The best thing I ever did was translate J. H. Bavink’s Dutch book which I gave the title of The Kingdom- Speed Its Coming. I translated it on a whim, suddenly, after having had the book for many decades. I never dreamed that a publisher would pay me a substantial sum – indeed thousands of dollars – as an advance on royalties. I based the title on 2 Peter 3: 12: “as you look forward to the day of God and speed its coming.” Having been a Bonhoeffer aficionado already, I also became a devoted admirer of Bavink’s writings, because I noticed a lot of similarities between the two theologians even though they never met or even knew of each other. Both lived in the first half of the 20th century. Both came from a generation of theologians.  Both wrote extensively on The Kingdom.

Here is what Bonhoeffer wrote in an essay – written in German naturally under the title Dein Reich Komme or Your Kingdom Come, a line we in our church recite without fail every Sunday.

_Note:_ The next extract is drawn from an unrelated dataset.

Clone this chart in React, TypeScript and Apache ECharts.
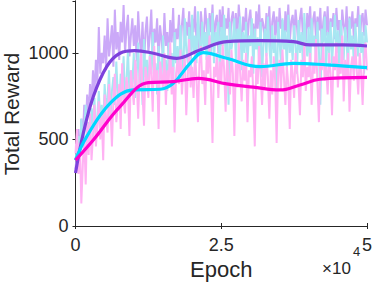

“We are otherworldly – ever since we hit upon the devious trick of being religious, yes even ‘Christian’ at the expense of the earth…

We disdain the earth; we are better than it….When an explosion seems imminent, who would not be so human as to quickly mount the chariot that comes down from the skies with the promise of taking us to a better world beyond? ….We are weak; we cannot bear having the earth so near, the earth that bears us. We cannot stand it, because the earth is stronger than we and because we want to be better than the evil earth. So we extricate ourselves from it; we refuse to take it seriously….We are weak and we weaklings are open to the religion of otherworldliness. ….Christ does not lead us in a religious flight from this world to other worlds beyond; rather he gives us back the earth as its loyal children.

We have fallen into secularism and by secularism I mean pious Christian secularism. Not the godliness of atheism or cultural bolshevism but the Christian renunciation of God as the Lord of the earth…..This pious secularism also makes it possible to preach and say nice things……The function of the church is to witness to the resurrection of Christ from the dead, to the end of the law of death of this world that stands under the curse, and of the power of God in the new creation.

Bonhoeffer also writes that “Technology is the power with which the earth grips people and subdues them. And because we are no longer in command, we lose ground. The earth is therefore no longer our earth, and thus we become strangers to the earth…..Without God, without our brother and sister, we lose the earth: God, brother and sister, and the earth belong together…I belong completely to this world. It bears me, it nurtures me, and holds me.”

Last week I quoted J. H. Bavinck who wrote: “With every sinew of our existence we are tied to the earth, which bears us and feeds us.”

Any doctrine, any church teaching that proclaims otherwise, any hint that we are going to leave this earth, is false teaching. Bavinck and Bonhoeffer are two sides of the same coin.

By and large all religions adhere to this otherworldly theology, and do so with ever greater force. Don’t pay any attention to it. Our present state and our future life are right here. Cherish the earth. Care for it. Indeed love it and do everything possible to preserve and even enhance it. It’s the only one we’ll ever have.